Bill of the Week: In Memory of Sandra Bland
An effort to ensure in-custody deaths like hers don't happen again
By Michael King, Fri., March 10, 2017
House Bill 2702, Rep. Garnet Coleman, D-Houston
"If these policies would have been in place, there is good reason to believe Sandra Bland would still be alive." – Rep. Garnet Coleman
The ultimate goal of the Sandra Bland Act is to prevent what happened to the young woman who was wrongly arrested in Waller County after an arbitrary traffic stop that triggered an officer-escalated dispute – and was found dead in her jail cell three days later, an apparent suicide. Rep.

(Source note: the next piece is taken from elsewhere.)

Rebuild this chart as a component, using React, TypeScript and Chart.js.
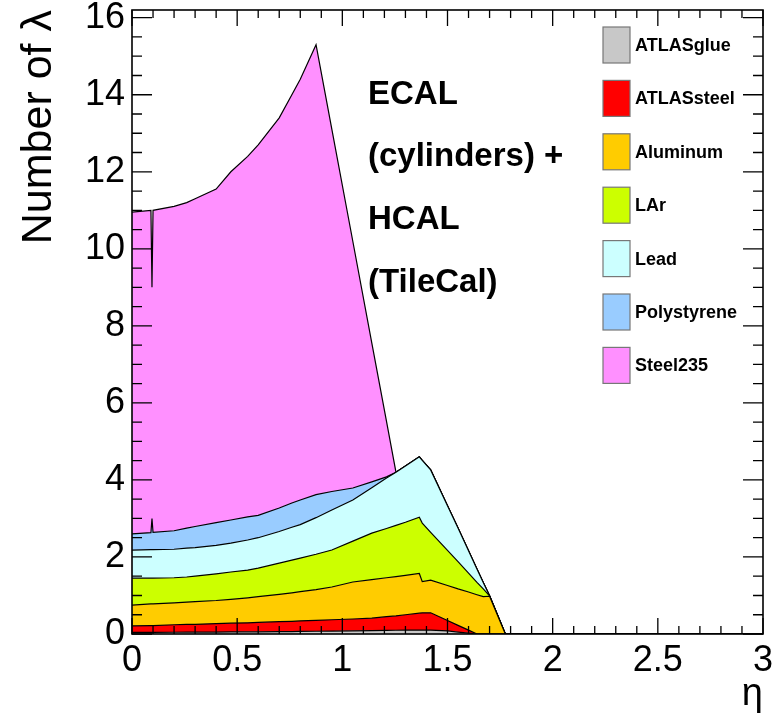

Coleman's response is an omnibus bill that addresses both arrest procedures and jail processes, with several major components that resulted from interim committee hearings, among them:
• Strengthening racial profiling regulations, and self-reporting of police agencies
• Outlawing "pretext" stops (traffic stops as a cover for other reasons) and searches based only on consent (without warrants); doing away with arrests for fine-only offenses
• Better monitoring and data collection on jailhouse injuries and deaths, including investigation of deaths by an outside agency
• Better training for officers in de-escalation approaches with public
• Tighter regulations on jail procedures, especially concerning mental health issues, and better access to mental health care
It's an ambitious 55-page litany of needed reforms, and at press time a companion to HB 2702 had not been filed in the Senate. Some of the provisions – more resources for jails and better training for officers – will likely gather widespread support, but other proposals (e.g., limits on officer discretion during traffic stops) have already elicited opposition. The bill represents first steps toward major criminal justice reforms that would protect all Texans from the fate of Sandra Bland.